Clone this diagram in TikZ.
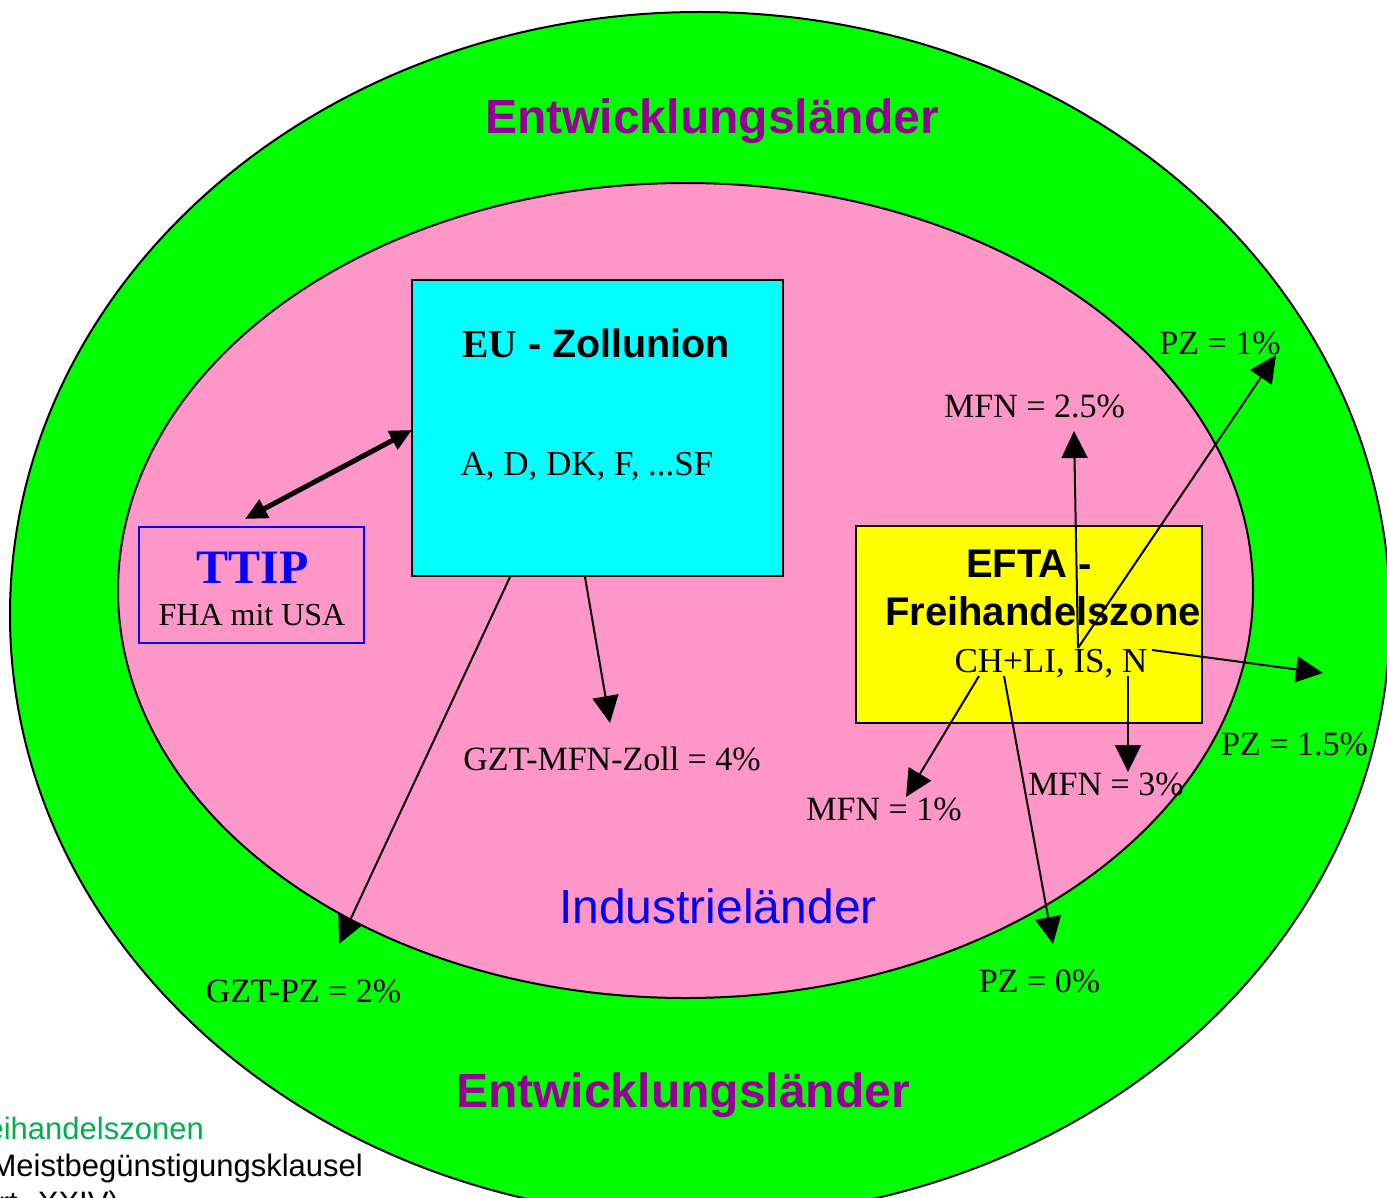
\documentclass[tikz,border=0pt]{standalone}
\usepackage{fontspec}
\setmainfont{Liberation Serif}
\newfontfamily\arialfont{Liberation Sans}
\usetikzlibrary{arrows.meta}
\definecolor{devgreen}{RGB}{0,255,0}
\definecolor{indpink}{RGB}{255,150,200}
\definecolor{eucyan}{RGB}{0,255,255}
\definecolor{eftayellow}{RGB}{255,255,0}
\definecolor{titlepurple}{RGB}{150,0,150}
\definecolor{notegreen}{RGB}{0,176,80}
\begin{document}
\begin{tikzpicture}[x=1pt,y=-1pt,
  lbl/.style={anchor=base,inner sep=0pt,font=\fontsize{34}{40}\selectfont},
  members/.style={anchor=base,inner sep=0pt,font=\fontsize{35}{41}\selectfont},
  bigtitle/.style={anchor=base,inner sep=0pt,text=titlepurple,font=\arialfont\bfseries\fontsize{48}{58}\selectfont},
  boxtitle/.style={anchor=base,inner sep=0pt,font=\arialfont\bfseries\fontsize{40}{47}\selectfont},
  note/.style={anchor=base east,inner sep=0pt,font=\arialfont\fontsize{31}{37}\selectfont},
  areabox/.style={draw=black,line width=2pt,inner sep=0pt},
  conn/.style={line width=2pt,-{Triangle[length=27pt,width=26pt]}},
  dblconn/.style={line width=5pt,{Triangle[length=22pt,width=20pt]}-{Triangle[length=22pt,width=20pt]}}
]
\useasboundingbox (0,0) rectangle (1387,1198);
\fill[white] (0,0) rectangle (1387,1198);

% bottom-left note (partly outside, as in the reference)
\node[note,text=notegreen] (noteA) at (204,1139) {Freihandelszonen};
\node[note] (noteB) at (363,1176) {Meistbegünstigungsklausel};
\node[note] (noteC) at (119,1213) {(Art. XXIV)};

% regions
\draw[line width=2pt,fill=devgreen] (700,615) ellipse [x radius=690pt, y radius=603pt];
\draw[line width=2pt,fill=indpink] (685.5,590.5) ellipse [x radius=567.5pt, y radius=407.5pt];

\node[bigtitle] (devtop) at (712,134) {Entwicklungsländer};
\node[bigtitle] (devbot) at (683,1107) {Entwicklungsländer};
\node[anchor=base,inner sep=0pt,text=blue,font=\arialfont\fontsize{48}{58}\selectfont] (ind) at (718,923) {Industrieländer};

% boxes
\node[areabox,fill=eucyan,minimum width=371pt,minimum height=296pt] (eu) at (597.5,428) {};
\node[draw=blue,line width=2pt,inner sep=0pt,minimum width=225pt,minimum height=116pt] (ttip) at (251.5,585) {};
\node[areabox,fill=eftayellow,minimum width=346pt,minimum height=197pt] (efta) at (1029,624.5) {};

% box texts
\node[anchor=base,inner sep=0pt] (eutitle) at (596,357) {\fontsize{39.5}{46}\selectfont\bfseries EU\arialfont\ - Zollunion};
\node[members] (eumembers) at (587,475) {A, D, DK, F, ...SF};
\node[anchor=base,inner sep=0pt,text=blue,font=\bfseries\fontsize{48}{58}\selectfont] (ttiptitle) at (252.5,583) {TTIP};
\node[anchor=base,inner sep=0pt,font=\fontsize{32}{38}\selectfont] (ttipsub) at (252,625) {FHA mit USA};
\node[boxtitle] (eftaA) at (1029,577) {EFTA -};
\node[boxtitle] (eftaB) at (1043,625) {Freihandelszone};
\node[members] (eftamembers) at (1051,672) {CH+LI, IS, N};

% rate labels
\node[lbl] (pz1) at (1220,355) {PZ = 1\%};
\node[lbl] (mfn25) at (1034.5,417) {MFN = 2.5\%};
\node[lbl] (gztmfn) at (612,770) {GZT-MFN-Zoll = 4\%};
\node[lbl] (mfn1) at (884,820) {MFN = 1\%};
\node[lbl] (mfn3) at (1106,795) {MFN = 3\%};
\node[lbl] (pz15) at (1294.5,755) {PZ = 1.5\%};
\node[lbl] (pz0) at (1039.5,992) {PZ = 0\%};
\node[lbl] (gztpz) at (303.5,1002) {GZT-PZ = 2\%};

% connector end points
\coordinate (dA) at (245,519);
\coordinate (dB) at (412,430);
\coordinate (euL) at (510,577);
\coordinate (euR) at (585,577);
\coordinate (tGZTPZ) at (339,944);
\coordinate (tGZTMFN) at (610,723);
\coordinate (sIS) at (1078,648);
\coordinate (tMFN25) at (1074,431);
\coordinate (tPZ1) at (1276,355);
\coordinate (sN1) at (1152,650);
\coordinate (tPZ15) at (1323,673);
\coordinate (sN2) at (1128,676);
\coordinate (tMFN3) at (1128,772);
\coordinate (sCH) at (979,676);
\coordinate (tMFN1) at (906,797);
\coordinate (sLI) at (1004,676);
\coordinate (tPZ0) at (1053,944);

% connectors
\draw[dblconn] (dA) -- (dB);
\draw[conn] (euL) -- (tGZTPZ);
\draw[conn] (euR) -- (tGZTMFN);
\draw[conn] (sIS) -- (tMFN25);
\draw[conn] (sIS) -- (tPZ1);
\draw[conn] (sN1) -- (tPZ15);
\draw[conn] (sN2) -- (tMFN3);
\draw[conn] (sCH) -- (tMFN1);
\draw[conn] (sLI) -- (tPZ0);
\end{tikzpicture}
\end{document}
·····
_What needs to be done_
Every line from the top of the material above through the line with "(ind) at (718,923)" should be duplicated exactly, please; leave out the pictures.

_Output for this exercise_
Clone this diagram in TikZ.
\documentclass[tikz,border=0pt]{standalone}
\usepackage{fontspec}
\setmainfont{Liberation Serif}
\newfontfamily\arialfont{Liberation Sans}
\usetikzlibrary{arrows.meta}
\definecolor{devgreen}{RGB}{0,255,0}
\definecolor{indpink}{RGB}{255,150,200}
\definecolor{eucyan}{RGB}{0,255,255}
\definecolor{eftayellow}{RGB}{255,255,0}
\definecolor{titlepurple}{RGB}{150,0,150}
\definecolor{notegreen}{RGB}{0,176,80}
\begin{document}
\begin{tikzpicture}[x=1pt,y=-1pt,
  lbl/.style={anchor=base,inner sep=0pt,font=\fontsize{34}{40}\selectfont},
  members/.style={anchor=base,inner sep=0pt,font=\fontsize{35}{41}\selectfont},
  bigtitle/.style={anchor=base,inner sep=0pt,text=titlepurple,font=\arialfont\bfseries\fontsize{48}{58}\selectfont},
  boxtitle/.style={anchor=base,inner sep=0pt,font=\arialfont\bfseries\fontsize{40}{47}\selectfont},
  note/.style={anchor=base east,inner sep=0pt,font=\arialfont\fontsize{31}{37}\selectfont},
  areabox/.style={draw=black,line width=2pt,inner sep=0pt},
  conn/.style={line width=2pt,-{Triangle[length=27pt,width=26pt]}},
  dblconn/.style={line width=5pt,{Triangle[length=22pt,width=20pt]}-{Triangle[length=22pt,width=20pt]}}
]
\useasboundingbox (0,0) rectangle (1387,1198);
\fill[white] (0,0) rectangle (1387,1198);

% bottom-left note (partly outside, as in the reference)
\node[note,text=notegreen] (noteA) at (204,1139) {Freihandelszonen};
\node[note] (noteB) at (363,1176) {Meistbegünstigungsklausel};
\node[note] (noteC) at (119,1213) {(Art. XXIV)};

% regions
\draw[line width=2pt,fill=devgreen] (700,615) ellipse [x radius=690pt, y radius=603pt];
\draw[line width=2pt,fill=indpink] (685.5,590.5) ellipse [x radius=567.5pt, y radius=407.5pt];

\node[bigtitle] (devtop) at (712,134) {Entwicklungsländer};
\node[bigtitle] (devbot) at (683,1107) {Entwicklungsländer};
\node[anchor=base,inner sep=0pt,text=blue,font=\arialfont\fontsize{48}{58}\selectfont] (ind) at (718,923) {Industrieländer};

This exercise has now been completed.